Fala upałów nawiedziła Wielkopolskę, więc powrócił problem „grzejących stopiątek,” czyli tramwajów typu 105Na, które dodatkowo dogrzewają wagon pasażerski. Pasażerowie narzekają na wysoką temperaturę w w tych pojazdach. Nie posiadają one klimatyzacji i konstrukcyjnie dodatkowo dogrzewają wagony pasażerskie.
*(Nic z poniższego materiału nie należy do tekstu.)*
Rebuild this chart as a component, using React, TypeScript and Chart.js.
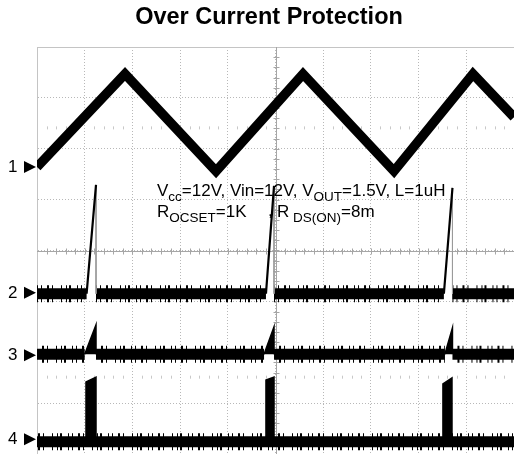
import { useEffect, useRef } from "react";
import { Chart, registerables } from "chart.js";

Chart.register(...registerables);

const CANVAS_W = 514;
const CANVAS_H = 454;

// Scope screen in divisions
const xDivisions = 10;
const yDivisions = 8;

// CH1: inductor current, triangle vertices (time div, level div)
const ch1Time = [0, 1.845, 3.753, 5.577, 7.484, 9.14, 10];
const ch1Level = [5.64, 7.47, 5.56, 7.47, 5.56, 7.47, 6.62];

// Over-current trip instants (div)
const tripTime = [1.237, 4.969, 8.71];

// CH2: current-sense ramp
const ch2Level = 3.15;
const ch2RampStart = [1.04, 4.8, 8.53];
const ch2Peak = [5.29, 5.27, 5.23];

// CH3: OCSET comparator input
const ch3Level = 1.96;
const ch3RampStart = [1.0, 4.76, 8.55];
const ch3Peak = [2.54, 2.5, 2.48];

// CH4: gate pulses at the trip
const ch4Level = 0.24;
const ch4PulseStart = [1.027, 4.8, 8.51];
const ch4PulseEnd = [1.237, 4.969, 8.7];
const ch4TopStart = [1.415, 1.455, 1.376];
const ch4TopEnd = [1.51, 1.51, 1.494];

// Channel ground markers
const markerLabels = ["1", "2", "3", "4"];
const markerLevels = [5.64, 3.17, 1.94, 0.29];

// Rows of cursor ticks (div)
const cursorRows = [6.41, 1.51];

const titleText = "Over Current Protection";
type Run = [string, boolean];
const noteLine1: Run[] = [
  ["V", false],
  ["cc", true],
  ["=12V, Vin=12V, V", false],
  ["OUT", true],
  ["=1.5V, L=1uH", false],
];
const noteLine2a: Run[] = [
  ["R", false],
  ["OCSET", true],
  ["=1K", false],
];
const noteLine2b: Run[] = [
  ["R", false],
  [" DS(ON)", true],
  ["=8m", false],
];

type Pt = { x: number; y: number | null };

function bandWithGaps(level: number, from: number[], to: number[]): Pt[] {
  const pts: Pt[] = [{ x: 0, y: level }];
  from.forEach((s, i) => {
    pts.push({ x: s, y: level });
    pts.push({ x: (s + to[i]) / 2, y: null });
    pts.push({ x: to[i], y: level });
  });
  pts.push({ x: xDivisions, y: level });
  return pts;
}

function ramps(level: number, from: number[], at: number[], peak: number[]): Pt[] {
  const pts: Pt[] = [];
  from.forEach((s, i) => {
    pts.push({ x: s, y: level });
    pts.push({ x: at[i], y: peak[i] });
    pts.push({ x: at[i] + 0.01, y: null });
  });
  return pts;
}

function wedges(level: number, from: number[], at: number[], peak: number[]): Pt[] {
  const pts: Pt[] = [];
  from.forEach((s, i) => {
    pts.push({ x: s, y: level });
    pts.push({ x: at[i], y: peak[i] });
    pts.push({ x: at[i], y: level });
    pts.push({ x: at[i] + 0.01, y: null });
  });
  return pts;
}

function drops(level: number, at: number[], peak: number[]): Pt[] {
  const pts: Pt[] = [];
  at.forEach((t, i) => {
    pts.push({ x: t, y: peak[i] });
    pts.push({ x: t, y: level });
    pts.push({ x: t + 0.01, y: null });
  });
  return pts;
}

function pulses(level: number): Pt[] {
  const pts: Pt[] = [];
  ch4PulseStart.forEach((s, i) => {
    pts.push({ x: s, y: level });
    pts.push({ x: s, y: ch4TopStart[i] });
    pts.push({ x: ch4PulseEnd[i], y: ch4TopEnd[i] });
    pts.push({ x: ch4PulseEnd[i], y: level });
    pts.push({ x: ch4PulseEnd[i] + 0.01, y: null });
  });
  return pts;
}

const FONT = '"Liberation Sans", Arial, Helvetica, sans-serif';
const noiseDash = [1, 3, 1, 5, 2, 3, 1, 8, 1, 4, 1, 2, 2, 6];

function drawRuns(ctx: CanvasRenderingContext2D, x: number, y: number, runs: Run[]) {
  let cx = x;
  for (const [t, sub] of runs) {
    ctx.font = sub ? `13.5px ${FONT}` : `17px ${FONT}`;
    ctx.fillText(t, cx, sub ? y + 5 : y);
    cx += ctx.measureText(t).width;
  }
}

const scopeDecor = {
  id: "scopeDecor",
  beforeDatasetsDraw(chart: any) {
    const { ctx, chartArea, scales } = chart;
    const xs = scales.x;
    const ys = scales.y;
    ctx.save();
    ctx.lineWidth = 1;
    // top frame
    ctx.strokeStyle = "#c4c4c4";
    ctx.beginPath();
    ctx.moveTo(chartArea.left, chartArea.top + 0.5);
    ctx.lineTo(chartArea.right, chartArea.top + 0.5);
    ctx.stroke();
    // centre cross with minor ticks
    const cx = Math.round(xs.getPixelForValue(xDivisions / 2)) + 0.5;
    const cy = Math.round(ys.getPixelForValue(yDivisions / 2)) + 0.5;
    ctx.strokeStyle = "#a6a6a6";
    ctx.beginPath();
    ctx.moveTo(chartArea.left, cy);
    ctx.lineTo(chartArea.right, cy);
    ctx.moveTo(cx, chartArea.top);
    ctx.lineTo(cx, chartArea.bottom);
    for (let v = 0.2; v < xDivisions; v += 0.2) {
      const px = Math.round(xs.getPixelForValue(v)) + 0.5;
      ctx.moveTo(px, cy - 3);
      ctx.lineTo(px, cy + 3);
    }
    for (let v = 0.2; v < yDivisions; v += 0.2) {
      const py = Math.round(ys.getPixelForValue(v)) + 0.5;
      ctx.moveTo(cx - 3, py);
      ctx.lineTo(cx + 3, py);
    }
    ctx.stroke();
    // cursor tick rows
    ctx.strokeStyle = "#c8c8c8";
    ctx.beginPath();
    for (const row of cursorRows) {
      const py = ys.getPixelForValue(row);
      for (let v = 0.2; v < xDivisions; v += 0.2) {
        if (Math.abs(v - Math.round(v)) < 0.05) continue;
        const px = Math.round(xs.getPixelForValue(v)) + 0.5;
        ctx.moveTo(px, py - 1.5);
        ctx.lineTo(px, py + 1.5);
      }
    }
    ctx.stroke();
    ctx.restore();
  },
  afterDraw(chart: any) {
    const { ctx, scales } = chart;
    const ys = scales.y;
    ctx.save();
    ctx.fillStyle = "#000";
    ctx.textBaseline = "alphabetic";
    // title
    ctx.font = `bold 23.5px ${FONT}`;
    ctx.textAlign = "center";
    ctx.fillText(titleText, 269, 24);
    // channel markers
    ctx.textAlign = "left";
    ctx.font = `17px ${FONT}`;
    markerLabels.forEach((lab, i) => {
      const py = ys.getPixelForValue(markerLevels[i]);
      ctx.textBaseline = "middle";
      ctx.fillText(lab, 8, py + 0.5);
      ctx.beginPath();
      ctx.moveTo(24, py - 6);
      ctx.lineTo(36, py);
      ctx.lineTo(24, py + 6);
      ctx.closePath();
      ctx.fill();
    });
    // test conditions
    ctx.textBaseline = "alphabetic";
    drawRuns(ctx, 157, 196, noteLine1);
    drawRuns(ctx, 157, 217, noteLine2a);
    ctx.font = `17px ${FONT}`;
    ctx.fillText(",", 268, 216);
    drawRuns(ctx, 277, 217, noteLine2b);
    ctx.restore();
  },
};

export default function App() {
  const ref = useRef<HTMLCanvasElement>(null);

  useEffect(() => {
    if (!ref.current) return;
    const black = "#000000";
    const line = (data: Pt[], width: number, color = black, extra: any = {}) => ({
      data,
      borderColor: color,
      borderWidth: width,
      pointRadius: 0,
      tension: 0,
      spanGaps: false,
      fill: false,
      ...extra,
    });
    const ch1 = ch1Time.map((t, i) => ({ x: t, y: ch1Level[i] }));
    const ch2Band = bandWithGaps(ch2Level, ch2RampStart, tripTime);
    const ch3Band = bandWithGaps(ch3Level, ch3RampStart, tripTime);
    const ch4Band: Pt[] = [
      { x: 0, y: ch4Level },
      { x: xDivisions, y: ch4Level },
    ];

    const chart = new Chart(ref.current, {
      type: "line",
      data: {
        datasets: [
          line(ch1, 9.5, black, { borderJoinStyle: "miter" }),
          line(ramps(ch2Level, ch2RampStart, tripTime, ch2Peak), 2.2),
          line(drops(ch2Level, tripTime, ch2Peak), 1, "#9a9a9a"),
          line(wedges(ch3Level, ch3RampStart, tripTime, ch3Peak), 1.5, black, {
            fill: { value: ch3Level },
            backgroundColor: black,
          }),
          line(pulses(ch4Level), 1.5, black, {
            fill: { value: ch4Level },
            backgroundColor: black,
          }),
          line(ch2Band, 11),
          line(ch2Band, 17, black, { borderDash: noiseDash }),
          line(ch3Band, 11),
          line(ch3Band, 17, black, { borderDash: noiseDash, borderDashOffset: 5 }),
          line(ch4Band, 11),
          line(ch4Band, 17, black, { borderDash: noiseDash, borderDashOffset: 9 }),
        ],
      },
      options: {
        responsive: false,
        animation: false,
        events: [],
        layout: { padding: { left: 37, top: 47, right: 0, bottom: 0 } },
        plugins: {
          legend: { display: false },
          title: { display: false },
          tooltip: { enabled: false },
        },
        scales: {
          x: {
            type: "linear",
            min: 0,
            max: xDivisions,
            ticks: { display: false, stepSize: 1 },
            grid: { color: "#b8b8b8", drawTicks: false },
            border: { display: true, color: "#c4c4c4", dash: [1, 2] },
          },
          y: {
            type: "linear",
            min: 0,
            max: yDivisions,
            ticks: { display: false, stepSize: 1 },
            grid: { color: "#b8b8b8", drawTicks: false },
            border: { display: true, color: "#c4c4c4", dash: [1, 2] },
          },
        },
      },
      plugins: [scopeDecor],
    });
    return () => chart.destroy();
  }, []);

  return (
    <div style={{ position: "fixed", left: 0, top: 0, width: CANVAS_W, height: CANVAS_H, background: "#fff" }}>
      <canvas ref={ref} width={CANVAS_W} height={CANVAS_H} style={{ display: "block" }} />
    </div>
  );
}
Poznańskie MPK na swojej stronie wydało stanowisko w tej sprawie:
Te najpopularniejsze w całej Polsce dwuwagonowe składy są tak skonstruowane, że urządzenia rozruchowe i napędowe tramwaju znajdują się pod podłogą. Jak w każdym sprzęcie, podczas pracy wytwarzane jest ciepło, które za pomocą specjalnych klap wyrzucane jest na zewnątrz wagonu, a zimą ogrzewa jego wnętrze. Czasami zdarza się, że na skutek niedoskonałości tego systemu (tramwaje były produkowane w latach 1973-1992) gorące powietrze częściowo przedostaje się do przedziału pasażerskiego, co sprawia wrażenie włączonego ogrzewania. Nie ma możliwości zniwelowania tego całkowicie.
MPK dodaje że po Poznaniu jeździ tylko 26 (na 277) składów starszego typu, a klimatyzacje posiada 55% tramwajów i 95% autobusów.